Landschap is altijd in transmassie en transformatie (altijd eigentijds).
Oudere elementen zonder betekenis verdwijnen of worden fossiel.
Steeds veranderende betekenis: religieuze, sociale, politieke en culturele oriëntatie.
Wat waren de relevante centra?
Welke wegen waren met elkaar verbonden?
Wie controleerde het landschap?
Methoden
Retrogressieve reconstructie: van actueel (= meest gekend) naar vroeger (= minst gekend).
1. Kaarten: oude vergelijken met nieuwe.
2. Palimsest: gelaagdheid van het landschap (maar fout), eerder verwevenheid.
3. Fossiele elementen: elementen die er nog liggen, maar geen betekenis meer hebben.
4. Doorlevende elementen: elementen in het landschap die nog gebruikt worden (vb. holle
wegen).
2.2 Bronnen en informatie
Bronnen = doorlevende en gearchiveerde structuren en vormen.
Het huidige landschap leren kennen en analyseren: luchtbeelden
Archeologische luchtbeelden: luchtfoto’s gemaakt door archeologen om op zoek te gaan naar
sites hierdoor kan je grote patronen in het landschap zien.
Geopunt Vlaanderen + NGI + Leger + vakgroep archeologie UGent en KUL.
Fysische geografische kenmerken
Fysisch geografische componenten: geologisch substraat, bodemgesteldheid,
geomorfologie (reliëf en klimaat), water (oppervlaktewater of grondwater).

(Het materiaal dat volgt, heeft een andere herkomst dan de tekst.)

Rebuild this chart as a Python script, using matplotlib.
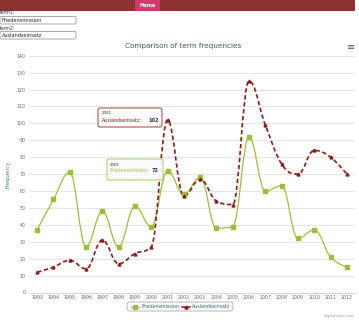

Bestaande databanken: Geopunt Vlaanderen + Bodemverkenner.
Geopunt: geografie en geomorfologie openbaar.
Bodemverkenner: opgericht door boeren/architecten, drie grote categorieën
(korrelgrootte, profielontwikkeling, vochtigheid). Hierdoor weet je waar aan
landbouw gedaan kan worden of waar gebouwd kan worden.
Bodem via site: per opgraving krijg je een gedetailleerder beeld van de bodemkaart (Centrale
Archeologische Inventaris + Bibliotheek Agentschap Onroerend Erfgoed)
Topografie
1. Luchtfoto’s: je krijgt een idee van de topografie
2. Lidar kaarten: Laser Imaging Detection and Ranging
Technologie die de afstand tot een object op oppervlak bepaalt d.m.v. het gebruik van
laserpulsen.
Laserscan gemaakt van het oppervlak, via GPS worden alle data gegeorefereerd.
3. Topografische kaarten
NGI: kaarten gemaakt voor het leger zodat de troepen kennis hadden van het
landschap, de wegen etc.
Retrogressieve reconstructie via oudere topografische kaarten: kaarten vergelijken
en naast elkaar leggen.
Ferrariskaarten*: Gemaakt door het Oostenrijkse leger (artilleriekorps) voor de
Oostenrijkse Nederlanden en Prinsbisdom Luik in opdracht van de Habsburgse
regering (1770-1778).
Kartografie in de 18de eeuw: grootschalige kaarten van uitgestrekte gebieden i.o.v.
de overheid. Er ontstaat uniformiteit naar stijl en inhoud en een wetenschappelijke
basis ( ontstaan internationale kaarttaal).